Copy every line in which the string "this" occurs.

Entries from a dataset
================

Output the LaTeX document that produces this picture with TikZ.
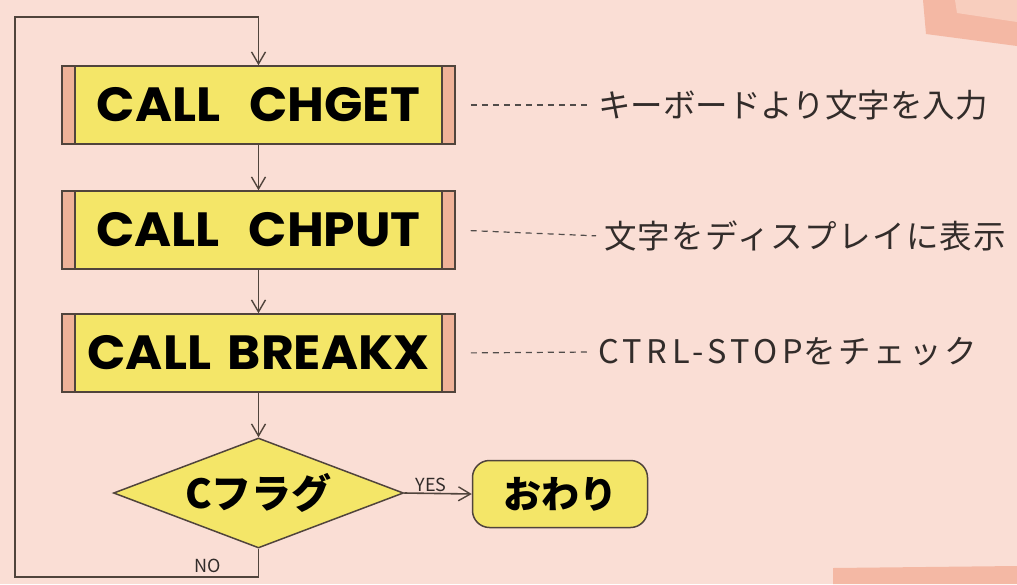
\documentclass[tikz,border=0pt]{standalone}
\usepackage{fontspec}
\usetikzlibrary{arrows.meta,shapes.geometric}
\newfontfamily\jpfont{Noto Sans CJK JP}
\newfontfamily\boxfont{Poppins}[FakeStretch=1.05]
\definecolor{bgpink}{RGB}{250,222,213}
\definecolor{boxyellow}{RGB}{244,230,104}
\definecolor{sidec}{RGB}{239,178,152}
\definecolor{linec}{RGB}{80,68,60}
\definecolor{notec}{RGB}{50,44,42}
\definecolor{framec}{RGB}{244,184,164}
\definecolor{framelight}{RGB}{248,206,190}
\tikzset{
  procbox/.style={draw=linec, line width=1.5pt, fill=sidec,
    minimum width=393pt, minimum height=78pt, inner sep=0pt,
    font=\boxfont\bfseries\fontsize{48}{48}\selectfont,
    path picture={
      \fill[boxyellow] ([xshift=13pt]path picture bounding box.south west) rectangle ([xshift=-13pt]path picture bounding box.north east);
      \draw[linec,line width=1.3pt] ([xshift=13pt]path picture bounding box.south west) -- ([xshift=13pt]path picture bounding box.north west);
      \draw[linec,line width=1.3pt] ([xshift=-13pt]path picture bounding box.south east) -- ([xshift=-13pt]path picture bounding box.north east);
    }},
  decision/.style={diamond, draw=linec, fill=boxyellow, line width=1.5pt,
    minimum width=290pt, minimum height=110pt, inner sep=0pt, aspect=2.6,
    font=\jpfont\bfseries\fontsize{40}{40}\selectfont},
  endbox/.style={rectangle, rounded corners=17pt, draw=linec, fill=boxyellow, line width=1.5pt,
    minimum width=175pt, minimum height=67pt, inner sep=0pt,
    font=\jpfont\bfseries\fontsize{38}{38}\selectfont},
  note/.style={anchor=west, inner sep=4pt, text=notec, font=\jpfont\fontsize{32.5}{32.5}\selectfont},
  lbl/.style={inner sep=1pt, text=notec, font=\jpfont\fontsize{18}{18}\selectfont},
  conn/.style={draw=linec, line width=1.6pt},
  arr/.style={-{Straight Barb[length=12pt,width=14pt,line width=1.4pt]}},
  leader/.style={draw=notec!85, line width=1.2pt, dash pattern=on 6pt off 5pt, shorten <=15pt, shorten >=4pt}
}
\begin{document}
\begin{tikzpicture}[x=1pt,y=-1pt]
\useasboundingbox (0,0) rectangle (1017,584);
\fill[bgpink] (0,0) rectangle (1017,584);
\fill[framec] (923,0) -- (926,34) -- (1017,46) -- (1017,0) -- cycle;
\fill[framelight] (955,0) -- (957,13) -- (1017,22) -- (1017,0) -- cycle;
\fill[framec] (833,568) -- (1017,566) -- (1017,584) -- (833,584) -- cycle;

\node[procbox] (b1) at (258.5,105) {CALL\hspace{0.6em}CHGET};
\node[procbox] (b2) at (258.5,230) {CALL\hspace{0.6em}CHPUT};
\node[procbox] (b3) at (258.5,353) {CALL\hspace{0.35em}BREAKX};
\node[decision] (d) at (258.5,493) {Cフラグ};
\node[endbox] (e) at (560,494) {おわり};

\coordinate (topr) at (258.5,17);
\coordinate (topl) at (15,17);
\coordinate (botl) at (15,577);
\coordinate (botr) at (d.south |- botl);

\draw[conn,arr] (topr) -- (b1.north);
\draw[conn,arr] (b1) -- (b2);
\draw[conn,arr] (b2) -- (b3);
\draw[conn,arr] (b3) -- (d);
\draw[conn] (d.south) -- (botr) -- (botl) -- (topl) -- (topr);
\draw[conn,arr] (d.east) -- node[lbl, above=0pt, pos=0.4] (yes) {YES} (e.west);
\node[lbl] (no) at (208,566) {NO};

\node[note] (n1) at (594,105) {キーボードより文字を入力};
\node[note] (n2) at (600,236) {\addfontfeatures{LetterSpace=4}文字をディスプレイに表示};
\node[note] (n3) at (594,352) {\addfontfeatures{LetterSpace=9}{\addfontfeatures{LetterSpace=14}CTRL-STOP}をチェック};
\draw[leader] (b1.east) -- (n1.west);
\draw[leader] (b2.east) -- (n2.west);
\draw[leader] (b3.east) -- (n3.west);
\end{tikzpicture}
\end{document}
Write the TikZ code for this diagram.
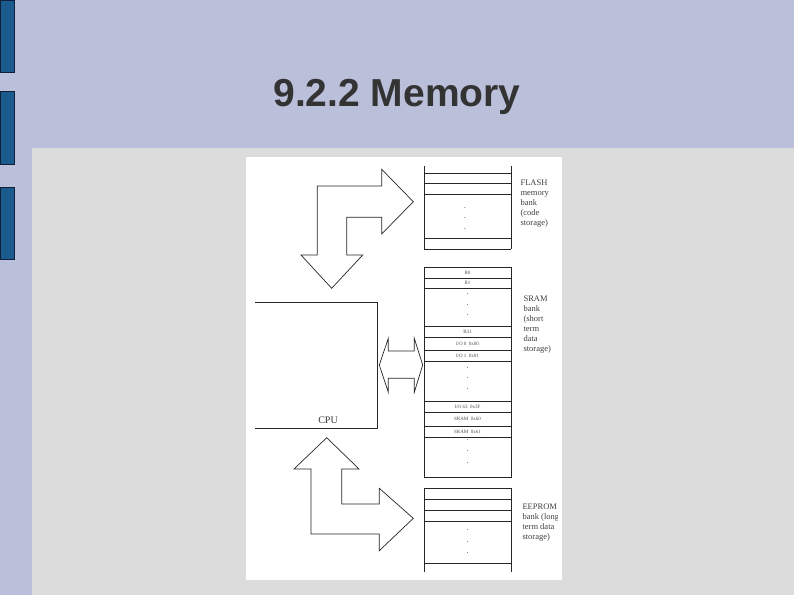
\documentclass[tikz,border=0pt]{standalone}
\usepackage{fontspec}
\setmainfont{Liberation Serif}
\newfontfamily\titlefont{Liberation Sans}
\begin{document}
\begin{tikzpicture}[x=1pt,y=-1pt,
  line/.style={draw=black!85,line width=0.7pt},
  cell/.style={font=\fontsize{5}{5}\selectfont,text=black!70},
  side/.style={font=\fontsize{8.5}{10}\selectfont,text=black!75,align=left,anchor=north west},
  dot/.style={font=\fontsize{7}{7}\selectfont}]
\useasboundingbox (0,0) rectangle (794,595);
\fill[fill={rgb,255:red,186;green,191;blue,218}] (0,0) rectangle (794,595);
\fill[fill={rgb,255:red,220;green,220;blue,220}] (32,148) rectangle (794,595);
\foreach \a/\b in {0/72,91/164,187/259}
  \filldraw[fill={rgb,255:red,26;green,90;blue,140},draw={rgb,255:red,15;green,30;blue,60},line width=0.6pt] (0,\a) rectangle (14,\b);
\node[font=\titlefont\bfseries\fontsize{39}{39}\selectfont,text=black!80] (title) at (397,97) {9.2.2 Memory};
\fill[white] (246,157) rectangle (562,580);
% FLASH
\draw[line] (424,166) -- (424,249) (511,166) -- (511,249);
\foreach \y in {173,183,194,238,249} \draw[line] (424,\y) -- (511,\y);
\foreach \y in {208,218,229} \node[dot] at (465,\y) {.};
\node[side] (flash) at (517,176) {FLASH\\memory\\bank\\(code\\storage)};
% SRAM
\draw[line] (424,267) rectangle (511,477);
\foreach \y in {278,288,326,337,350,361,401,412,426,437} \draw[line] (424,\y) -- (511,\y);
\node[cell] at (467.5,272.5) {R0};
\node[cell] at (467.5,283) {R1};
\node[cell] at (467.5,331.5) {R31};
\node[cell] at (467.5,343.5) {I/O 0\ \ 0x00};
\node[cell] at (467.5,355.5) {I/O 1\ \ 0x01};
\node[cell] at (467.5,406.5) {I/O 63\ \ 0x3F};
\node[cell] at (467.5,419) {SRAM\ \ 0x60};
\node[cell] at (467.5,431.5) {SRAM\ \ 0x61};
\foreach \y in {294,305,315,368,378,389,440,451,463} \node[dot] at (467.5,\y) {.};
\node[side] (sram) at (520,292) {SRAM\\bank\\(short\\term\\data\\storage)};
% EEPROM
\draw[line] (424,488) -- (424,572) (511,488) -- (511,572);
\foreach \y in {488,499,510,521,563} \draw[line] (424,\y) -- (511,\y);
\foreach \y in {530,542,553} \node[dot] at (467.5,\y) {.};
\begin{scope}
\clip (246,157) rectangle (557,580);
\node[side] (eeprom) at (519,500) {EEPROM\\bank (long\\term data\\storage)};
\end{scope}
% CPU
\draw[line] (255,302) -- (377,302) -- (377,428) -- (255,428);
\node[font=\fontsize{10}{10}\selectfont,text=black!80] (cpu) at (328,420) {CPU};
% arrows
\draw[line,line join=miter] (317.3,186) -- (381.7,186) -- (381.7,169.3) -- (413.3,201.7) -- (381.7,234) -- (381.7,217.3) -- (346.7,217.3) -- (346.7,255) -- (362.7,255) -- (331.7,288.3) -- (301,255) -- (317.3,255) -- cycle;
\draw[line,line join=miter] (326.7,437.7) -- (359,469) -- (341.7,469) -- (341.7,504) -- (379.3,504) -- (379.3,488.3) -- (413.3,518.3) -- (379.3,550.7) -- (379.3,534) -- (311,534) -- (311,469) -- (294,469) -- cycle;
\draw[line,line join=miter] (379.3,365) -- (388.3,338.3) -- (388.3,351) -- (414.3,351) -- (414.3,338.3) -- (422.7,365) -- (414.3,392.3) -- (414.3,378.3) -- (388.3,378.3) -- (388.3,392.3) -- cycle;
\end{tikzpicture}
\end{document}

================

#### Response below:
Output the LaTeX document that produces this picture with TikZ.
Write the TikZ code for this diagram.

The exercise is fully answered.